Step 3: Return to Work Slowly and Deliberately

When you come back to your desk the next day, do not immediately open every tab and notification. Start with one task. Give it thirty minutes of uninterrupted attention before doing anything else.

You will likely notice that the resistance you usually feel at the start of deep work is much smaller than normal. That is your reset working.


What Happens After a Dopamine Detox

The shift people describe after a proper detox is surprisingly consistent. Tasks that used to feel like pulling teeth — writing a report, going through a technical document, sitting through a long problem-solving session — start feeling like normal work instead of something to survive.

You also start noticing how much mental energy you were spending just managing the pull of your phone. When that pull quiets down, you have more of yourself available for things that actually matter.

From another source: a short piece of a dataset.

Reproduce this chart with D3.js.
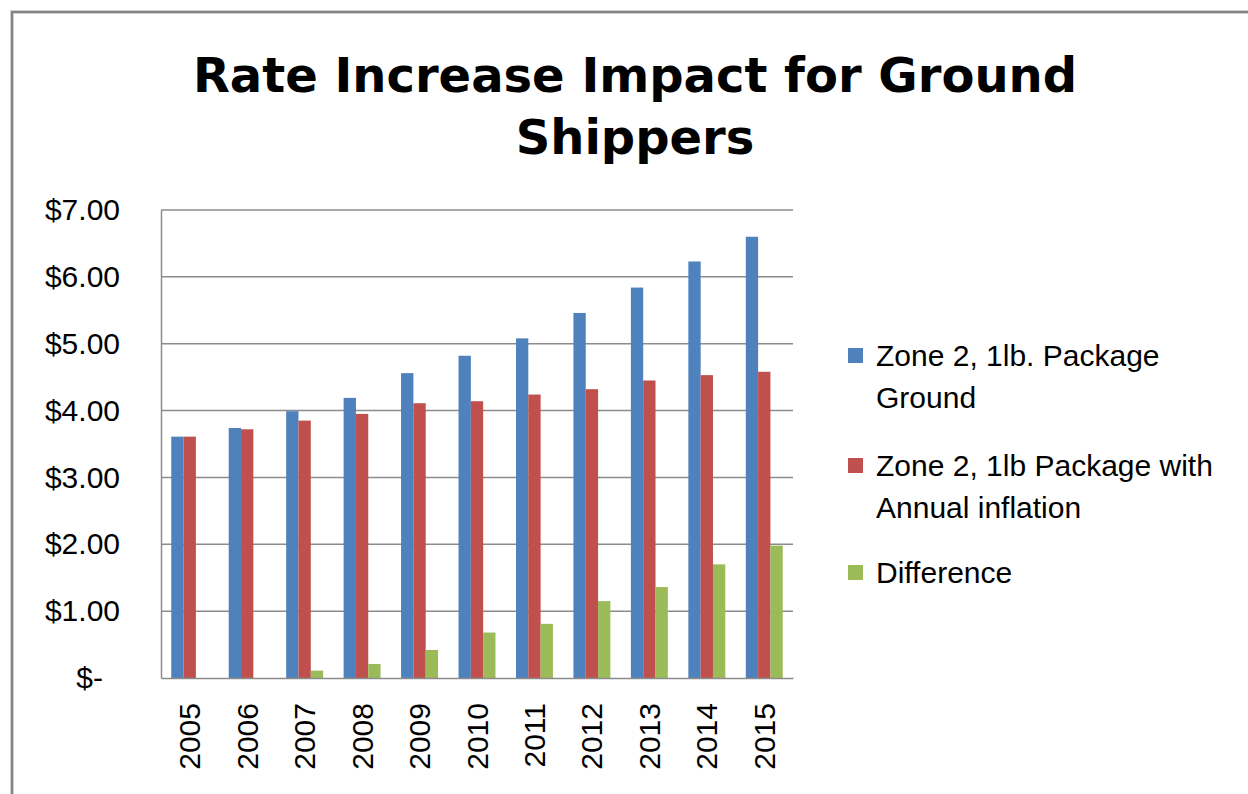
<!DOCTYPE html>
<html>
<head>
<meta charset="utf-8">
<script src="https://cdn.jsdelivr.net/npm/d3@7"></script>
<style>
  body { margin: 0; background: #fff; }
  svg { display: block; }
</style>
</head>
<body>
<div id="chart"></div>
<script>
const years = ["2005", "2006", "2007", "2008", "2009", "2010", "2011", "2012", "2013", "2014", "2015"];
const ground = [3.61, 3.74, 3.99, 4.19, 4.56, 4.82, 5.08, 5.46, 5.84, 6.23, 6.60];
const withInflation = [3.61, 3.72, 3.85, 3.95, 4.11, 4.14, 4.24, 4.32, 4.45, 4.53, 4.58];
const difference = [0, 0, 0.11, 0.21, 0.42, 0.68, 0.81, 1.15, 1.36, 1.70, 1.98];
const seriesNames = ["Zone 2, 1lb. Package Ground", "Zone 2, 1lb Package with Annual inflation", "Difference"];
const legendLines = [["Zone 2, 1lb. Package", "Ground"], ["Zone 2, 1lb Package with", "Annual inflation"], ["Difference"]];
const seriesColors = ["#4F81BD", "#C0504D", "#9BBB59"];
const yTicks = [0, 1, 2, 3, 4, 5, 6, 7];

const width = 1248, height = 794;
const plot = { left: 161, right: 793, top: 210, bottom: 678 };
const labelFont = "'Liberation Sans', Arial, sans-serif";

const svg = d3.select("#chart").append("svg")
    .attr("width", width)
    .attr("height", height);

// chart frame (only top and left edges are visible in the picture)
svg.append("path")
    .attr("d", `M12,${height} L12,12 L${width},12`)
    .attr("fill", "none")
    .attr("stroke", "#d0d0d0")
    .attr("stroke-width", 4);
svg.append("path")
    .attr("d", `M12,${height} L12,12 L${width},12`)
    .attr("fill", "none")
    .attr("stroke", "#858585")
    .attr("stroke-width", 2);

// title
const title = svg.append("text")
    .attr("text-anchor", "middle")
    .attr("font-family", "'DejaVu Sans', Verdana, sans-serif")
    .attr("font-weight", "bold")
    .attr("font-size", "48px")
    .attr("fill", "#000");
title.append("tspan").attr("x", 635).attr("y", 92).text("Rate Increase Impact for Ground");
title.append("tspan").attr("x", 635).attr("y", 154).text("Shippers");

const x = d3.scaleBand()
    .domain(years)
    .range([plot.left, plot.right])
    .paddingInner(0.357)
    .paddingOuter(0.357 / 2);

const xSub = d3.scaleBand()
    .domain(d3.range(seriesNames.length))
    .range([0, x.bandwidth()])
    .padding(0);

const y = d3.scaleLinear()
    .domain([0, 7])
    .range([plot.bottom, plot.top]);

// gridlines
svg.append("g")
    .selectAll("line")
    .data(yTicks.filter(d => d > 0))
    .join("line")
    .attr("x1", plot.left)
    .attr("x2", plot.right)
    .attr("y1", d => y(d))
    .attr("y2", d => y(d))
    .attr("stroke", "#8c8c8c")
    .attr("stroke-width", 1.5);

// bars
const allSeries = [ground, withInflation, difference];
const barData = [];
years.forEach((yr, i) => {
    allSeries.forEach((s, k) => barData.push({ year: yr, k: k, value: s[i] }));
});

svg.append("g")
    .selectAll("rect")
    .data(barData)
    .join("rect")
    .attr("x", d => x(d.year) + xSub(d.k))
    .attr("width", xSub.bandwidth())
    .attr("y", d => y(d.value))
    .attr("height", d => y(0) - y(d.value))
    .attr("fill", d => seriesColors[d.k]);

// y axis
const yAxis = svg.append("g")
    .attr("transform", `translate(${plot.left},0)`)
    .call(d3.axisLeft(y)
        .tickValues(yTicks)
        .tickSize(0)
        .tickPadding(41)
        .tickFormat(d => d === 0 ? "$-" : "$" + d3.format(".2f")(d)));
yAxis.select(".domain").attr("stroke", "#8c8c8c").attr("stroke-width", 1.5);
yAxis.selectAll("text")
    .attr("font-family", labelFont)
    .attr("font-size", "30px")
    .attr("fill", "#000")
    .attr("x", d => d === 0 ? -58 : -41);

// x axis
const xAxis = svg.append("g")
    .attr("transform", `translate(0,${plot.bottom})`)
    .call(d3.axisBottom(x).tickSize(0).tickPadding(0));
xAxis.select(".domain").attr("stroke", "#8c8c8c").attr("stroke-width", 1.5);
xAxis.selectAll("text")
    .attr("font-family", labelFont)
    .attr("font-size", "30px")
    .attr("fill", "#000")
    .attr("text-anchor", "end")
    .attr("transform", "rotate(-90)")
    .attr("x", -25)
    .attr("y", 0)
    .attr("dy", "0.35em");

// legend
const legendRowsY = [355, 465, 572];
const legend = svg.append("g");
legendLines.forEach((lines, i) => {
    const row = legend.append("g").attr("transform", `translate(848,${legendRowsY[i]})`);
    row.append("rect")
        .attr("x", 0)
        .attr("y", -7)
        .attr("width", 15)
        .attr("height", 15)
        .attr("fill", seriesColors[i]);
    const t = row.append("text")
        .attr("font-family", labelFont)
        .attr("font-size", "30px")
        .attr("fill", "#000");
    lines.forEach((ln, j) => {
        t.append("tspan")
            .attr("x", 28)
            .attr("y", j * 42)
            .attr("dy", "0.35em")
            .text(ln);
    });
});
</script>
</body>
</html>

A single 24-hour detox is not a permanent fix. But done consistently — even once a month — it keeps your baseline healthy and your focus sharp in a way that no productivity app or morning routine can fully replace.


The Bottom Line

Your brain is not broken. It has just been trained to expect constant stimulation, and deep work cannot compete with that on a normal day.

A dopamine detox gives your brain a chance to override that training. You step away from the cheap stuff long enough to remember that slow, meaningful work can feel rewarding too. Sometimes that one-day reset is all it takes to get several genuinely productive weeks in return.